╭─ Dataset excerpts
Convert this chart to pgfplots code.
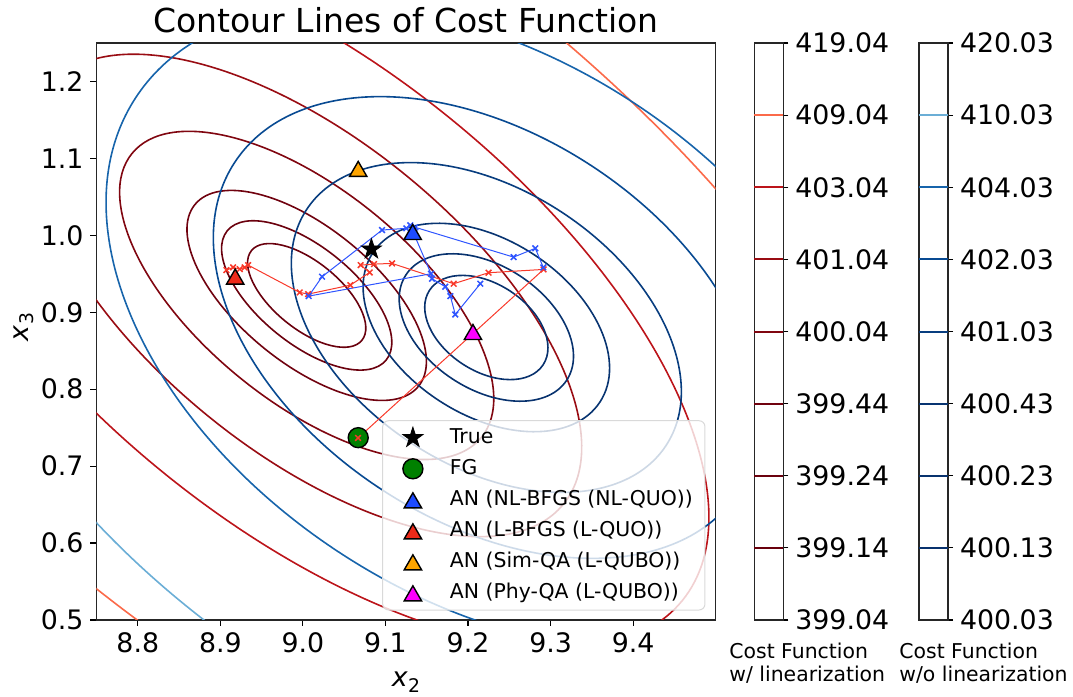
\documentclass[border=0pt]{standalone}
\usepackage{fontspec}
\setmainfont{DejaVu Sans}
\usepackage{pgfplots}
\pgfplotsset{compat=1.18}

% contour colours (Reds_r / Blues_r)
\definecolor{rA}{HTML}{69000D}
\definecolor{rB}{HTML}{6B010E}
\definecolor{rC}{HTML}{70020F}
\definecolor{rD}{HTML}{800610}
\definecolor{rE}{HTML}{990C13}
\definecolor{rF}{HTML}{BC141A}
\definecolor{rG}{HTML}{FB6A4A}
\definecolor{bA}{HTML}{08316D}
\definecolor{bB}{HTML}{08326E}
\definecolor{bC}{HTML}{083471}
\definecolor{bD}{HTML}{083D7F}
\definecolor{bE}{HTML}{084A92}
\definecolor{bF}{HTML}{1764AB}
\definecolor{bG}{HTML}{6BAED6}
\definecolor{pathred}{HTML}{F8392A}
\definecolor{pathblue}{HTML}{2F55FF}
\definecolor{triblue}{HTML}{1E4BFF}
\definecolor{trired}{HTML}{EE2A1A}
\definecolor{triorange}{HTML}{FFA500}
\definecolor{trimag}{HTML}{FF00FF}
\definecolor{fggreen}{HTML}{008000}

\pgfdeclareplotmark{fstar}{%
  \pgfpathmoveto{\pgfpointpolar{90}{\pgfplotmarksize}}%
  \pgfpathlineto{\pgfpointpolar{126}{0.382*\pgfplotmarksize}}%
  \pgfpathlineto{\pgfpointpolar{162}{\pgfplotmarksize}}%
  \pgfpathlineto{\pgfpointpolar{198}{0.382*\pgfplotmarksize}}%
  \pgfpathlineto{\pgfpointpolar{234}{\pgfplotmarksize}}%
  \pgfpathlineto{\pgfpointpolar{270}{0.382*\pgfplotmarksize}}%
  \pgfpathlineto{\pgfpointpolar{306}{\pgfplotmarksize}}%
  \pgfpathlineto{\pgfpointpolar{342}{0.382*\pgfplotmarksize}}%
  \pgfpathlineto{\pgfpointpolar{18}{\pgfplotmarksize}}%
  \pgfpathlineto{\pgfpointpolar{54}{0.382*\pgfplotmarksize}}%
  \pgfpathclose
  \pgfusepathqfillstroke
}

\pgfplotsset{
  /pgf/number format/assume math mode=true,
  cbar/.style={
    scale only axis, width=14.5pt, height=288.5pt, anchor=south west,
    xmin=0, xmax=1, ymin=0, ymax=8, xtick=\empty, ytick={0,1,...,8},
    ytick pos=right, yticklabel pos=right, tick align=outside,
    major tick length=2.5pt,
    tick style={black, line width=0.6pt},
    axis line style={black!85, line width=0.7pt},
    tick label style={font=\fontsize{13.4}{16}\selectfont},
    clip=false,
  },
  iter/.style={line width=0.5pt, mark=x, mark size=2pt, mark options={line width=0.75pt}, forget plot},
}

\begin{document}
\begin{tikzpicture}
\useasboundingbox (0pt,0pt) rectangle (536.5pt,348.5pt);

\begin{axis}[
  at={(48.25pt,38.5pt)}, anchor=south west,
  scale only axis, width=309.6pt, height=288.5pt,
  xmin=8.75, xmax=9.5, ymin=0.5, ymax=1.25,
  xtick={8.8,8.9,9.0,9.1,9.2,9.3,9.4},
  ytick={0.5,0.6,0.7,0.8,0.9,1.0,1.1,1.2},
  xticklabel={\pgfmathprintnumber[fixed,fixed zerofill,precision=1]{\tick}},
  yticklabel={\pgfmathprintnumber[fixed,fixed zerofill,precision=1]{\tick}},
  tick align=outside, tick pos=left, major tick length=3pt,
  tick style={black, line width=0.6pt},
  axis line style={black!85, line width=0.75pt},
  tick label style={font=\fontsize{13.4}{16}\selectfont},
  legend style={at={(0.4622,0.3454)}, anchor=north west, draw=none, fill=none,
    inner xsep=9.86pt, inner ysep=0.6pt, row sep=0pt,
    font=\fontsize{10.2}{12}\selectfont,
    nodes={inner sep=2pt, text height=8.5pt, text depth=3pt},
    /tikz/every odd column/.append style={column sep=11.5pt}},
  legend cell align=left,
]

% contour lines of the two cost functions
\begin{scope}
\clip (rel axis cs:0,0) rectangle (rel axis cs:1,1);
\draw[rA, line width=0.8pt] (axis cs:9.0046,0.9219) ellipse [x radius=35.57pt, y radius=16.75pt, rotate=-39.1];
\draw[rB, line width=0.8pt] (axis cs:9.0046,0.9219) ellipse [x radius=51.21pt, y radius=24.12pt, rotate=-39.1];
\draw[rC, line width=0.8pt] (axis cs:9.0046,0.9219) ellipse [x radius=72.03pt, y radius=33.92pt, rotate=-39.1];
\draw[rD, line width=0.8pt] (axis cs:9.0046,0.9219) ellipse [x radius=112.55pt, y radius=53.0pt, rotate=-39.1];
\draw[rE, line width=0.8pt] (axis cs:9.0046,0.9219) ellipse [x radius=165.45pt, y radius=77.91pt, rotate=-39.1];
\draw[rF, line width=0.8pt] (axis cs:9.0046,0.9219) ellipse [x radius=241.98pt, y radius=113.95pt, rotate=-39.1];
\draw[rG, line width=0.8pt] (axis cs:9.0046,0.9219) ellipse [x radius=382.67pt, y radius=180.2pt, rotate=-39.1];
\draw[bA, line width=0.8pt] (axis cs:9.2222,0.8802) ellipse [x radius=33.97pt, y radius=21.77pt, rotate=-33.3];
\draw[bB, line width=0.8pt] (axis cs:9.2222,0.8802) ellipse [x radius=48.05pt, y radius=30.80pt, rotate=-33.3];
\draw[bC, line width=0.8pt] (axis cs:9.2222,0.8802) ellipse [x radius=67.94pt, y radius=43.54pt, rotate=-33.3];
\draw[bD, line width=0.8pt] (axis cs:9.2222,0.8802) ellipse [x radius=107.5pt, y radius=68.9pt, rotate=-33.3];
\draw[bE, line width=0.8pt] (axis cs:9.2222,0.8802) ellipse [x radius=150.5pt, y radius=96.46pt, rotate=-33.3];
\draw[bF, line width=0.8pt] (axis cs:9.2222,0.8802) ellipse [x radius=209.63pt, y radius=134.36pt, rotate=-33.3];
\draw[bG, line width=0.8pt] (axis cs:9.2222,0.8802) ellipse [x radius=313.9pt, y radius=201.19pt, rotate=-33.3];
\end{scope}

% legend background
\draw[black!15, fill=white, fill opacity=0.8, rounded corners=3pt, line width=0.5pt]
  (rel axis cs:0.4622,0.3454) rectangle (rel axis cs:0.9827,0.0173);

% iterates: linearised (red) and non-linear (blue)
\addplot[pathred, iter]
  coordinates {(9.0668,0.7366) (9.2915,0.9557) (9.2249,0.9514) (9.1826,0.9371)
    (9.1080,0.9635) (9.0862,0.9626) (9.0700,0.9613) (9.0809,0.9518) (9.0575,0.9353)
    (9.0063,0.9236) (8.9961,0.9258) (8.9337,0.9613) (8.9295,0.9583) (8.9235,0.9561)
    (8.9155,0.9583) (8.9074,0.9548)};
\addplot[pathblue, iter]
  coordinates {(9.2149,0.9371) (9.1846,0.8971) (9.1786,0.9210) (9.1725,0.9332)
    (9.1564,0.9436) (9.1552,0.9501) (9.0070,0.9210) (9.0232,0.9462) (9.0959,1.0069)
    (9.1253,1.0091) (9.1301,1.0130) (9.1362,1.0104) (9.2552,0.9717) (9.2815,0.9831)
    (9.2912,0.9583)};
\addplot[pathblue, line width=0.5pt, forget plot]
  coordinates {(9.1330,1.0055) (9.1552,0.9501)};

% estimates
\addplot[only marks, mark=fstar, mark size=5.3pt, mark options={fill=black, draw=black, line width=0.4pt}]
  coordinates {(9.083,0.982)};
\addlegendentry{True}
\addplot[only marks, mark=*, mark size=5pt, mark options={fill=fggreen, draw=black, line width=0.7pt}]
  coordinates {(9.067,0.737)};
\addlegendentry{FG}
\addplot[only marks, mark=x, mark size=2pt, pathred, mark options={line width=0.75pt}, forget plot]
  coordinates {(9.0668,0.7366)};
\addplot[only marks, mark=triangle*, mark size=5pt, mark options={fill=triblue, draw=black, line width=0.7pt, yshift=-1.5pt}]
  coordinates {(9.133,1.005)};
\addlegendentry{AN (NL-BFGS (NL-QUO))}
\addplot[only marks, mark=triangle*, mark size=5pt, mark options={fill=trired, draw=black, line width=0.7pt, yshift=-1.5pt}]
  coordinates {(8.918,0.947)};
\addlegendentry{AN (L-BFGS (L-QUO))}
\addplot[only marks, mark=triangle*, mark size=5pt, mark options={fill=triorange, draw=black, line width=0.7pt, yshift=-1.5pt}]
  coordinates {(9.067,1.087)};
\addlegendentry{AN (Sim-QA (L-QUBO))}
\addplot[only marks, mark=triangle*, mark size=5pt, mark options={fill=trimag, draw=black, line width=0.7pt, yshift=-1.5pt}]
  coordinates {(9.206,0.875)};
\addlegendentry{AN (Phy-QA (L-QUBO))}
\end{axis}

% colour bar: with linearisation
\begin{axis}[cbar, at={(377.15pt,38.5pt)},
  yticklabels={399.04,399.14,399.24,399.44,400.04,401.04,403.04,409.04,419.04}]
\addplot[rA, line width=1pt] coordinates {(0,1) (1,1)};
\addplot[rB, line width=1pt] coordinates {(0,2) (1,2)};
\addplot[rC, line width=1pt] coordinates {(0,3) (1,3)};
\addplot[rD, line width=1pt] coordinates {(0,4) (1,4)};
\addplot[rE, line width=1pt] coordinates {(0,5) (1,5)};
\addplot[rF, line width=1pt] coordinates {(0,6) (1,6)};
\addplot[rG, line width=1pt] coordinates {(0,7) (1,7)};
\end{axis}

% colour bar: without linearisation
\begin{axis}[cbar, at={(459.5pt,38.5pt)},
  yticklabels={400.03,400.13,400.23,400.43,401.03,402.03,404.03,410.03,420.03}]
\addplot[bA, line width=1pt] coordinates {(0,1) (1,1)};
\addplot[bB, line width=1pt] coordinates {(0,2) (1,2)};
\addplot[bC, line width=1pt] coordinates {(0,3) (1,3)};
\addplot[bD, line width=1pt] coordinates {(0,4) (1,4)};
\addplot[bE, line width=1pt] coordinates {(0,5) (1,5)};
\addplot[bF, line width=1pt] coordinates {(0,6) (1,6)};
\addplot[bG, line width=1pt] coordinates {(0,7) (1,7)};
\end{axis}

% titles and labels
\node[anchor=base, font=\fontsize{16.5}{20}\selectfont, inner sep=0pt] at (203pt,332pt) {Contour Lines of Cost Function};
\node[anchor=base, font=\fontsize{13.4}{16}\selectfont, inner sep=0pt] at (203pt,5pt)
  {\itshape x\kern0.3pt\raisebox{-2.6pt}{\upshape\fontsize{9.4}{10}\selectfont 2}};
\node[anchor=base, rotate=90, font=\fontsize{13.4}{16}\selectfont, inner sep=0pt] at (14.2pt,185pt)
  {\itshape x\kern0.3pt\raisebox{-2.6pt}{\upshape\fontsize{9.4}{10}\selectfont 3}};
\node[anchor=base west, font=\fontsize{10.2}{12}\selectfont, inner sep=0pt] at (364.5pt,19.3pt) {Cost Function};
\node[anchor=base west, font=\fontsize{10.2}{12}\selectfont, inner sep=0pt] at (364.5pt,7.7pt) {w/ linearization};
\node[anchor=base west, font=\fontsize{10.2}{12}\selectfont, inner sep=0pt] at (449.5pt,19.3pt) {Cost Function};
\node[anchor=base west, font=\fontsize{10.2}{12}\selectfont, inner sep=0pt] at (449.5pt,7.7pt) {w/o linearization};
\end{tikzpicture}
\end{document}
╰─
╭─ Dataset excerpts
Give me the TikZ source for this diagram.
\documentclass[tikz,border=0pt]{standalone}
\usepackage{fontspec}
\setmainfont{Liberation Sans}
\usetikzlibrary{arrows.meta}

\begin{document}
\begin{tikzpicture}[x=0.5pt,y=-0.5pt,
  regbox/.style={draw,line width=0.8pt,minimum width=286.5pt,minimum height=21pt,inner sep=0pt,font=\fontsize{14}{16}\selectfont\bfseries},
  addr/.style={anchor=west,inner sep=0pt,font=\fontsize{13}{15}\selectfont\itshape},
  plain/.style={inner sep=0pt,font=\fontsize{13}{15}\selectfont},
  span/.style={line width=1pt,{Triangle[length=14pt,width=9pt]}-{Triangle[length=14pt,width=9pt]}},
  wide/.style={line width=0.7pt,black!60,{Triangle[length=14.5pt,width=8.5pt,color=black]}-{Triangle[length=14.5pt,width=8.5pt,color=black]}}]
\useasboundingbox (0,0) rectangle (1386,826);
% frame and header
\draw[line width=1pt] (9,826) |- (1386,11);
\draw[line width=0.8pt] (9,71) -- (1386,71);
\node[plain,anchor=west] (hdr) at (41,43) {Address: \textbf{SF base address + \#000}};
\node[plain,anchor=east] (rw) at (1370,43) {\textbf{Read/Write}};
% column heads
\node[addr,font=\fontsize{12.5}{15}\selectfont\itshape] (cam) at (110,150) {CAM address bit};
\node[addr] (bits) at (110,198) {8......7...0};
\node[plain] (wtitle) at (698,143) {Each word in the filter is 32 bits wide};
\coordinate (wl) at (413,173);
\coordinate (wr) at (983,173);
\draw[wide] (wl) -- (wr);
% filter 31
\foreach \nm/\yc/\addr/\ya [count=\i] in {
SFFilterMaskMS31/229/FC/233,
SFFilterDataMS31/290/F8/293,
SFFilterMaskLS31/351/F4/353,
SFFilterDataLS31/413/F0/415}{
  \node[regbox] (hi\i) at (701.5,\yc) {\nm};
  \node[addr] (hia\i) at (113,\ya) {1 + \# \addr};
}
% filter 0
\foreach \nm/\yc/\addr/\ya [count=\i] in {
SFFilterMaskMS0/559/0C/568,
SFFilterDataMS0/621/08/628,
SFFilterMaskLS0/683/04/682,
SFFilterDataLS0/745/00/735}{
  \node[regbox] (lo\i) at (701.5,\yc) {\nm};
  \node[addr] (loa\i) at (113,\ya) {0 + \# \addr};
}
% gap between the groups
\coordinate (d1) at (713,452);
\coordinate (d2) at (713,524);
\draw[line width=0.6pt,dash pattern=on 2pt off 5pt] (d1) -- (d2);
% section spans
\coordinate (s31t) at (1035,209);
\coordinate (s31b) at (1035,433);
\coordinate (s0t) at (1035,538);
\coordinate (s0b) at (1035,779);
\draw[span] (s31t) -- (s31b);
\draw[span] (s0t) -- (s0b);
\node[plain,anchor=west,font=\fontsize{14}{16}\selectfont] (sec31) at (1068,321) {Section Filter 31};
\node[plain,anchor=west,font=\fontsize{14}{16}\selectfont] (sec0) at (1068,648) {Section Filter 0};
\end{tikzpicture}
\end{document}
╰─
## Task statement
Sift the material for lines with the string "this". Copy each one found.

## Reply to the exercise
Convert this chart to pgfplots code.
Give me the TikZ source for this diagram.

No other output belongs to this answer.